- **Task to carry out**
From the entries provided below, copy each line that contains the word "this".

[Source code of charts]
▼
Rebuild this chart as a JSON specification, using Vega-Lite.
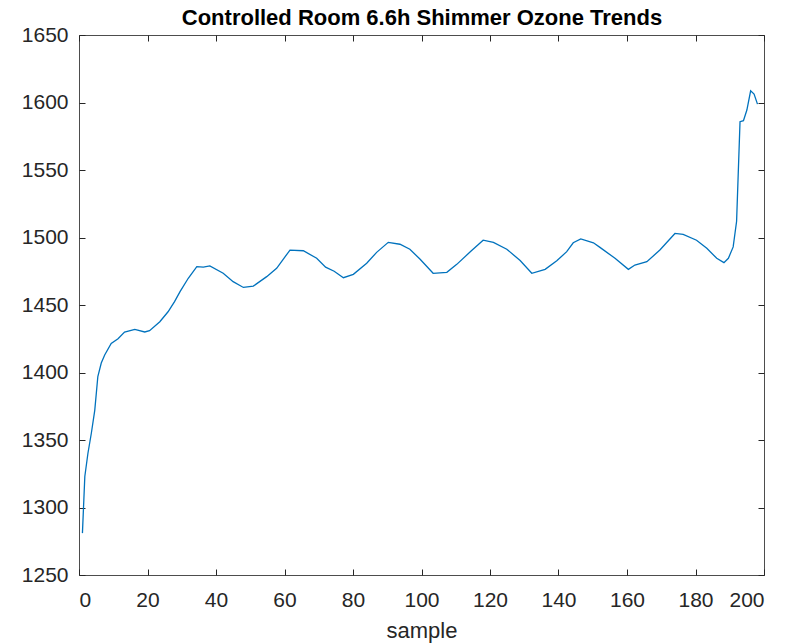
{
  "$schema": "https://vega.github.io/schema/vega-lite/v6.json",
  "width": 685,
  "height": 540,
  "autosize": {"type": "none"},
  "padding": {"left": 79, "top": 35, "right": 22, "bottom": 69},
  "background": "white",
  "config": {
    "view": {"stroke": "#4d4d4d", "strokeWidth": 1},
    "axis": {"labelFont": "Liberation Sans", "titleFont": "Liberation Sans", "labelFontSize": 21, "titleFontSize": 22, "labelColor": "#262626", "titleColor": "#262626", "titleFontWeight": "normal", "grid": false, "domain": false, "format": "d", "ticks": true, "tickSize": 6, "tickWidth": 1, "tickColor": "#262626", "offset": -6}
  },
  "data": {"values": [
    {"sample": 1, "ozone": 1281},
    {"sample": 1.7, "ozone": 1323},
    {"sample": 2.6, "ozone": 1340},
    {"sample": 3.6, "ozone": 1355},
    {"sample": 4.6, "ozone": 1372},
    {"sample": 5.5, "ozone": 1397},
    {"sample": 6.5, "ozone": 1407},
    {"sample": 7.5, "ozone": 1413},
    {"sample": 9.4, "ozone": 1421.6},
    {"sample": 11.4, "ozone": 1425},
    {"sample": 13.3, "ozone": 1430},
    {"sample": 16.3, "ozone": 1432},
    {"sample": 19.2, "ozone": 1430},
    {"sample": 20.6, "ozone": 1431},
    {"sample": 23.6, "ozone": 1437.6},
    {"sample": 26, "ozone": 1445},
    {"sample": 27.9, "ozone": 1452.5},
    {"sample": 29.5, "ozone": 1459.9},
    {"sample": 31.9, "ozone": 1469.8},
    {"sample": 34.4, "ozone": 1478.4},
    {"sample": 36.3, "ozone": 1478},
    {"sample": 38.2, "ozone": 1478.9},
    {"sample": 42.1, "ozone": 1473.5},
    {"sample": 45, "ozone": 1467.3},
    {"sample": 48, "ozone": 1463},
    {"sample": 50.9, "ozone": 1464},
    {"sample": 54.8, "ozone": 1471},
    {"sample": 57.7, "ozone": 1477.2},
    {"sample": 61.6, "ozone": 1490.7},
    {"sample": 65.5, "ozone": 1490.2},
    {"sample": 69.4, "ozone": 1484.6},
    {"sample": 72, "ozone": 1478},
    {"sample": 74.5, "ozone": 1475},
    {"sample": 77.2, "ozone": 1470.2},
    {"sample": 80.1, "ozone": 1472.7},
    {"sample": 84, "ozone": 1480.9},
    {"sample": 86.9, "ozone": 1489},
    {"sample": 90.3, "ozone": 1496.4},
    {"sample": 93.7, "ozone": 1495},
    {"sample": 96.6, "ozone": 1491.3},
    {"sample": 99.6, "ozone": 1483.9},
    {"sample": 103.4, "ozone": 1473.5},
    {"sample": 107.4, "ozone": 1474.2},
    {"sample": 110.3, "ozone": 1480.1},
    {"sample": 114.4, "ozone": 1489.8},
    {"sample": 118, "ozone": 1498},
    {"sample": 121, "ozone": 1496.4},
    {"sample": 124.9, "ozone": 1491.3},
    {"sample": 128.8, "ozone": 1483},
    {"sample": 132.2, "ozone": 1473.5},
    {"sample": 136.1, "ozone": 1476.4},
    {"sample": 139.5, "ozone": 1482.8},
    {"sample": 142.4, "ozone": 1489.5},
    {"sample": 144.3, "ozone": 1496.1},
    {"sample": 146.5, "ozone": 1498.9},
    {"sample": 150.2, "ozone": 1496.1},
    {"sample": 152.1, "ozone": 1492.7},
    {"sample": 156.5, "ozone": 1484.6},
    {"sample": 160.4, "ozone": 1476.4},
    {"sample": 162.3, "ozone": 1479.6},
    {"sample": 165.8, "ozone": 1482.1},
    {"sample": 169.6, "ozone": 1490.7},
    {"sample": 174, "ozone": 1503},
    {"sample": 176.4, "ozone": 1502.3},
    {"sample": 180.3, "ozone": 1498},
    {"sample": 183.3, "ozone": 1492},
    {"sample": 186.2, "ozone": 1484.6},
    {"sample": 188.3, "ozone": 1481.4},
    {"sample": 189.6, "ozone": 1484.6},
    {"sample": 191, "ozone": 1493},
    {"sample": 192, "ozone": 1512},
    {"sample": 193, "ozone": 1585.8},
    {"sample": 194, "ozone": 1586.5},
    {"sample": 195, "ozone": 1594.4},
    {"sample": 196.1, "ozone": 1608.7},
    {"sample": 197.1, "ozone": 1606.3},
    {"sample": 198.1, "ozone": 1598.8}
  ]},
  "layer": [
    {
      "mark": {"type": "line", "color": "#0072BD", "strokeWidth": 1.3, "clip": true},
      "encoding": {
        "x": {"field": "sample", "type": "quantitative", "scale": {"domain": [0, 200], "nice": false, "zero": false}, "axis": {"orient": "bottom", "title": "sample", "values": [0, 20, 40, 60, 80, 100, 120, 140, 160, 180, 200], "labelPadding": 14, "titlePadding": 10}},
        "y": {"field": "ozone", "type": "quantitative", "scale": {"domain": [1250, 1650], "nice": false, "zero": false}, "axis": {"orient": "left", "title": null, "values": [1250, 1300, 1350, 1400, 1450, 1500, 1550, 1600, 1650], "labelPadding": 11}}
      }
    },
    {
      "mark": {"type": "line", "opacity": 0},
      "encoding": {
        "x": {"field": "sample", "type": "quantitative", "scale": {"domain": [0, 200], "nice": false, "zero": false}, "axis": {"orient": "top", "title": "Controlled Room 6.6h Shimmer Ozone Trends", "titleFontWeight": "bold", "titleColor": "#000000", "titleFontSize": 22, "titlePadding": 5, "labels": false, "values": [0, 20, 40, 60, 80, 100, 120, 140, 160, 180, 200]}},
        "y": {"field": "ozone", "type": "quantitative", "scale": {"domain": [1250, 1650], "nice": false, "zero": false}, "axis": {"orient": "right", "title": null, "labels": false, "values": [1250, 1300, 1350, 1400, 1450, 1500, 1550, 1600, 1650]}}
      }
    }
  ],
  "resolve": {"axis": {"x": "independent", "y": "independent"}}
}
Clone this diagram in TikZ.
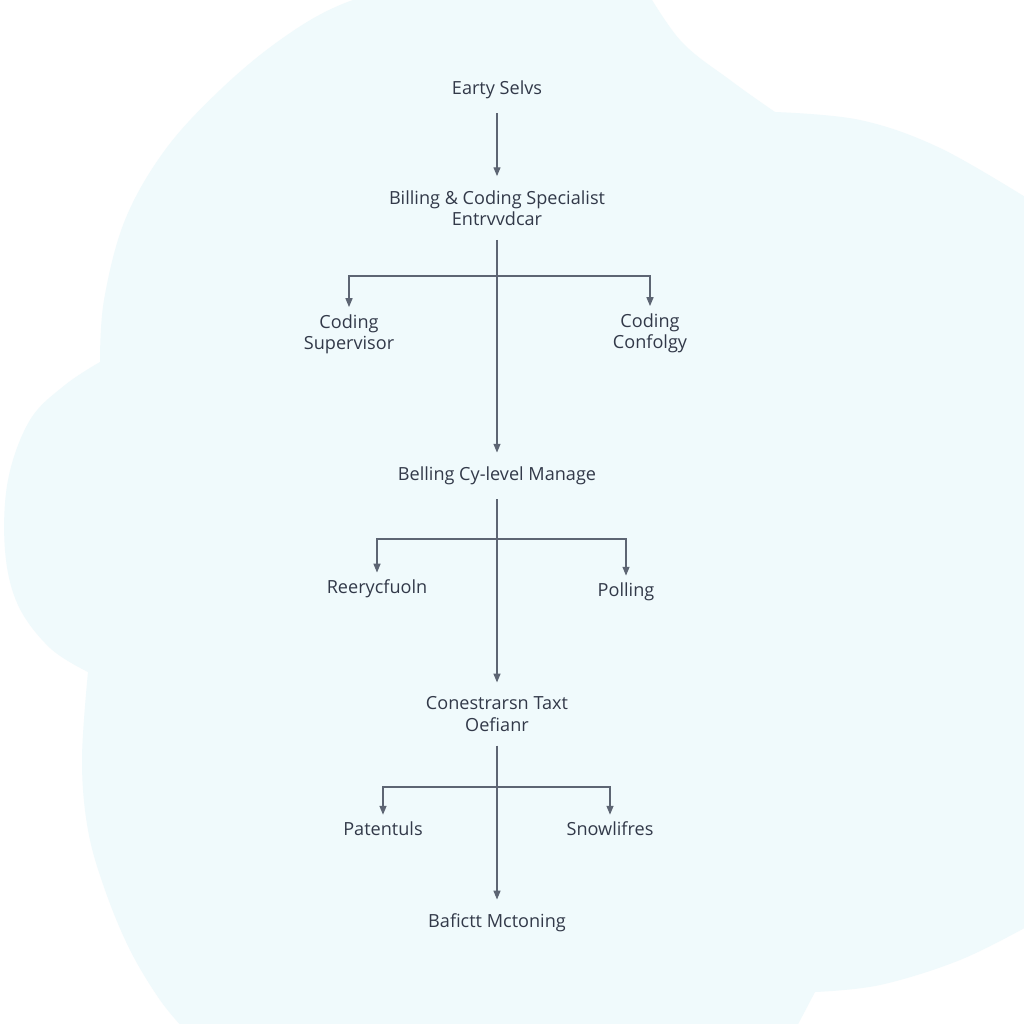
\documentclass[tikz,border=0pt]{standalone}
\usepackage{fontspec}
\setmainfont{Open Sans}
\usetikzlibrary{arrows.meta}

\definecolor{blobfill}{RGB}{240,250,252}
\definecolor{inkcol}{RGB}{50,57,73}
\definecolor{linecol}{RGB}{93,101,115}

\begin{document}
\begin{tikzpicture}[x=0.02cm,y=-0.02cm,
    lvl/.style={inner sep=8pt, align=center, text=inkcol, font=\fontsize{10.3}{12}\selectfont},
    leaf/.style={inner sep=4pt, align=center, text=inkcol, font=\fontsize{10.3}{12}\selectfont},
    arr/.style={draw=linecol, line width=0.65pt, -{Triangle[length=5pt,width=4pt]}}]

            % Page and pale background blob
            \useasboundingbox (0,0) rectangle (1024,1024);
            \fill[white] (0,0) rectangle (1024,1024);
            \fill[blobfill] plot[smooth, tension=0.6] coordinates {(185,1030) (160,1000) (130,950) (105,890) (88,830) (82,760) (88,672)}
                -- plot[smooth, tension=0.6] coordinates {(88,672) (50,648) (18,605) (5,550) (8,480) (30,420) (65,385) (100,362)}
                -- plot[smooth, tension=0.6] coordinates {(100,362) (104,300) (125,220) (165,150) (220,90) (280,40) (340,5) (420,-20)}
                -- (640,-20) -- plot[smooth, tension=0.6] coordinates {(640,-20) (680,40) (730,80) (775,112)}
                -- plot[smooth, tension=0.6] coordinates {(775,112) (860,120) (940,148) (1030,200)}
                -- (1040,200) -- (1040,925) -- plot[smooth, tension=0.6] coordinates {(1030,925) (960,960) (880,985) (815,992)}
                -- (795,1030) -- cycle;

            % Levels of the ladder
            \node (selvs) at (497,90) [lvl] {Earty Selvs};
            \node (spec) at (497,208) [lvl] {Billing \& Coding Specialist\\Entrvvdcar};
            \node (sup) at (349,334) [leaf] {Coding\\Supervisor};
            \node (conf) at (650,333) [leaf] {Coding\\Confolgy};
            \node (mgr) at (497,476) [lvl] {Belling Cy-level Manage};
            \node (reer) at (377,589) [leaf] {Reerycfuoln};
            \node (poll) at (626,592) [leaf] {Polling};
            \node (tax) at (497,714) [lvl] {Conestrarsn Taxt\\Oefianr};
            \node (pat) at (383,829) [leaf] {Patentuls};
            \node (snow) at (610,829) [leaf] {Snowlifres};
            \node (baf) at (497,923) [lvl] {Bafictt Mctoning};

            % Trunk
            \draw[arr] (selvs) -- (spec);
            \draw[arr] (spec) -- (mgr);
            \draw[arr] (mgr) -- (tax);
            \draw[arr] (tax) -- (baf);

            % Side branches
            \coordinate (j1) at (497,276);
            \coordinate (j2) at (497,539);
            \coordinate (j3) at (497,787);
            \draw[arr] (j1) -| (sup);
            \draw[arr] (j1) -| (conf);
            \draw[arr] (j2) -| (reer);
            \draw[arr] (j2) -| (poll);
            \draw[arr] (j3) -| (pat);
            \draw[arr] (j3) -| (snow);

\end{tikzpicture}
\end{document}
▲
- **Task answer**
Rebuild this chart as a JSON specification, using Vega-Lite.
Clone this diagram in TikZ.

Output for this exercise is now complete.